Further, the EAT stated that the comparator group in this case was other employees who are not disabled and who are able to attend work and carry out their jobs. The EAT held that the claimant was unable to attend work due to her disability and was therefore unable to comply with the college’s criterion, which was to resume her work without a phased return. Therefore, the EAT concluded that she was placed at a substantial disadvantage in comparison with other, non-disabled employees.
In respect of the disability related discrimination claim, the EAT concluded that the Tribunal had not directed itself correctly because it did not consider a non-disabled comparator in accordance with the case of Lewisham v Malcolm. However, the EAT declined to allow this point of appeal and remit it to a Tribunal because it considered that the dismissal was an unlawful act of discrimination by reason of the failure to make reasonable adjustments and that it was impossible to disentangle the failure to make reasonable adjustments from the decision to dismiss.
Cheltenham Borough Council was unsuccessful in its High Court claim for damages of nearly £1m arising from alleged false answers given by Mrs Christine Laird, its former managing director, on her pre-employment medical questionnaire. In finding for Mrs Laird, the court has delivered a stark warning to employers regarding the wording of pre-employment medical questionnaires.
Before she joined the council, during 1997 to 2001, Mrs Laird (right) suffered three bouts of stress-related depression, causing her to take a total of three months’ sick leave and to take medication until February 2002.
In January 2002, following Mrs Laird’s application, the council offered her the role of managing director “conditional upon medical clearance being obtained” from its medical adviser. Mrs Laird duly completed a medical questionnaire which she sent to the adviser, answering:
- Do you normally enjoy good health? Yes
- Do you have either a physical and/or mental impairment? No
- Date when you last had medical treatment and reason: Bruising to back following fall at work 17/9/2001
- Have you any ongoing condition which would affect your employment? No.
Mrs Laird started work for the council in February 2002. In May 2002, a new leader of the council was elected with whom Mrs Laird had a difficult working relationship. Following grievances raised by and against Mrs Laird and a lengthy period of sickness absence due to depression, Mrs Laird’s employment was terminated by the council in August 2005. Subsequently, she was granted an ill-health pension due to permanent incapacity.
The council later reviewed Mrs Laird’s medical questionnaire and began proceedings claiming fraudulent or negligent misrepresentation by her and seeking damages due to “extraordinary expenses that would not have been incurred had some other managing director been employed”.
The High Court held that Mrs Laird’s employment was conditional upon completing the questionnaire and being assessed as fit for appointment.
Both parties agreed that the questionnaire had been poorly drafted by the council. Therefore, it was held that the wording of the questionnaire should be construed objectively, with any ambiguity being taken to be in Mrs Laird’s favour as it was for the council to make the questions clear.
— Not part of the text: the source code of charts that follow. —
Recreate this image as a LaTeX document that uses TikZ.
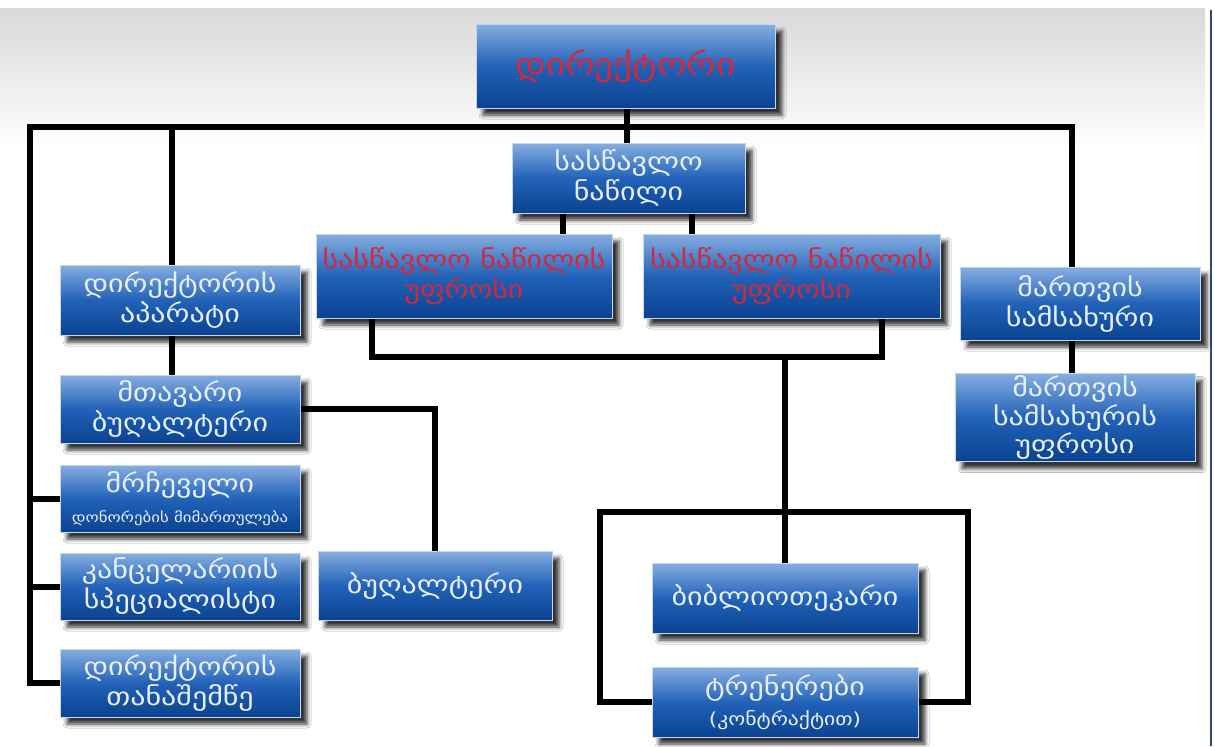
\documentclass[tikz,border=0pt]{standalone}
\usepackage{fontspec}
\setmainfont{DejaVu Sans}[FakeStretch=1.2]
\usetikzlibrary{shadows.blur}
\pgfdeclarelayer{bg}
\pgfsetlayers{bg,main}
\definecolor{btop}{HTML}{86AEE0}
\definecolor{bmid}{HTML}{2262B8}
\definecolor{bbot}{HTML}{0A4290}
\definecolor{txtw}{HTML}{E6EEFA}
\definecolor{txtr}{HTML}{D4283C}
\definecolor{edge}{HTML}{2A4A70}
\tikzset{
  box/.style={draw=btop!50!white, line width=0.4pt, top color=btop, bottom color=bbot, middle color=bmid,
    align=center, text=txtw, font=\fontsize{12.5}{15}\selectfont, inner sep=1pt,
    blur shadow={shadow xshift=3.5pt, shadow yshift=-3.5pt, shadow blur radius=2pt, shadow opacity=80}},
  wh/.style 2 args={minimum width={#1*0.5pt}, minimum height={#2*0.5pt}},
  redtxt/.style={text=txtr},
  conn/.style={line width=3pt, black},
}
\begin{document}
\begin{tikzpicture}[x=0.5pt,y=-0.5pt]
\useasboundingbox (0,0) rectangle (1214,746);
% nodes
\node[box, wh={299}{84}, redtxt, font=\fontsize{15.5}{18}\selectfont] (dir) at (625.5,66) {დირექტორი};
\node[box, wh={233}{70}] (sas) at (628.5,178) {სასწავლო\\ნაწილი};
\node[box, wh={296}{84}, redtxt] (red1) at (464,276) {სასწავლო ნაწილის\\უფროსი};
\node[box, wh={297}{84}, redtxt] (red2) at (791.5,276) {სასწავლო ნაწილის\\უფროსი};
\node[box, wh={240}{70}] (apar) at (180,300) {დირექტორის\\აპარატი};
\node[box, wh={240}{68}] (mtav) at (180,409) {მთავარი\\ბუღალტერი};
\node[box, wh={240}{67}] (mrch) at (180,498.5) {მრჩეველი\\{\fontsize{7}{9}\selectfont დონორების მიმართულება}};
\node[box, wh={240}{67}] (kanc) at (180,586.5) {კანცელარიის\\სპეციალისტი};
\node[box, wh={240}{68}] (tana) at (180,683) {დირექტორის\\თანაშემწე};
\node[box, wh={234}{69}] (bugh) at (435,585.5) {ბუღალტერი};
\node[box, wh={266}{70}] (bibl) at (785,598) {ბიბლიოთეკარი};
\node[box, wh={266}{70}] (tren) at (785,702) {ტრენერები\\{\fontsize{9}{11}\selectfont (კონტრაქტით)}};
\node[box, wh={240}{73}] (mart) at (1080,303.5) {მართვის\\სამსახური};
\node[box, wh={240}{85}, font=\fontsize{12.5}{12}\selectfont] (mufr) at (1075,417.5) {მართვის\\სამსახურის\\უფროსი};
% junction coordinates
\coordinate (busL) at (30,127);
\coordinate (busR) at (1072,127);
\coordinate (ax) at (172,127);
\coordinate (dx) at (627,0);
\coordinate (s1) at (563,0);
\coordinate (s2) at (692,0);
\coordinate (lv1) at (372,357);
\coordinate (lv2) at (882,357);
\coordinate (lp1) at (600,512);
\coordinate (lp2) at (968,512);
\begin{pgfonlayer}{bg}
\fill[white] (0,0) rectangle (1214,746);
\shade[top color=black!15, bottom color=white] (0,8) rectangle (1205,150);
\draw[line width=1pt, edge] (1211,10) -- (1211,746);
\draw[conn] (tana.west) -| (busL) -- (busR) -- (mart.north -| busR);
\draw[conn] (busL |- mrch.west) -- (mrch.west);
\draw[conn] (busL |- kanc.west) -- (kanc.west);
\draw[conn] (ax) -- (apar.north -| ax);
\draw[conn] (apar.south -| ax) -- (mtav.north -| ax);
\draw[conn] (mtav.east) -| (bugh.north);
\draw[conn] (dir.south -| dx) -- (sas.north -| dx);
\draw[conn] (sas.south -| s1) -- (red1.north -| s1);
\draw[conn] (sas.south -| s2) -- (red2.north -| s2);
\draw[conn] (red1.south -| lv1) -- (lv1) -- (lv2) -- (red2.south -| lv2);
\draw[conn] (bibl.north |- lv1) -- (bibl.north);
\draw[conn] (tren.west) -| (lp1) -- (lp2) |- (tren.east);
\draw[conn] (mart.south -| busR) -- (mufr.north -| busR);
\end{pgfonlayer}
\end{tikzpicture}
\end{document}
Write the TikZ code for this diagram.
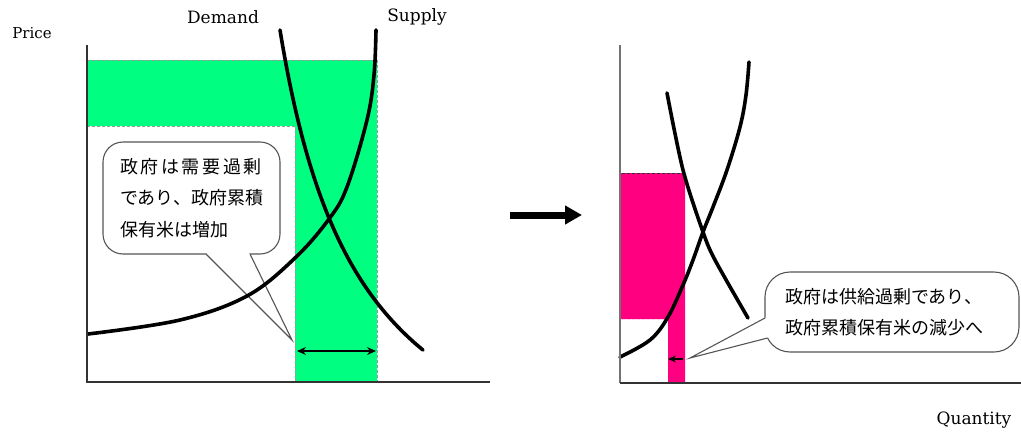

The court also found that:
- Mrs Laird did ‘normally’ enjoy good health as she was not depressed for the majority of the time
- She did not have an impairment in the technical sense, for example under the Mental Health Act or Disability Discrimination Act
- Mrs Laird’s collecting and taking of prescribed anti-depressants was not her latest treatment as it was continuation of an earlier treatment
- She reasonably regarded herself as not having an ‘ongoing condition’ that ‘would’ affect her employment.
- The court held that Mrs Laird’s answers were not misleading given the questions asked. The council’s claim failed.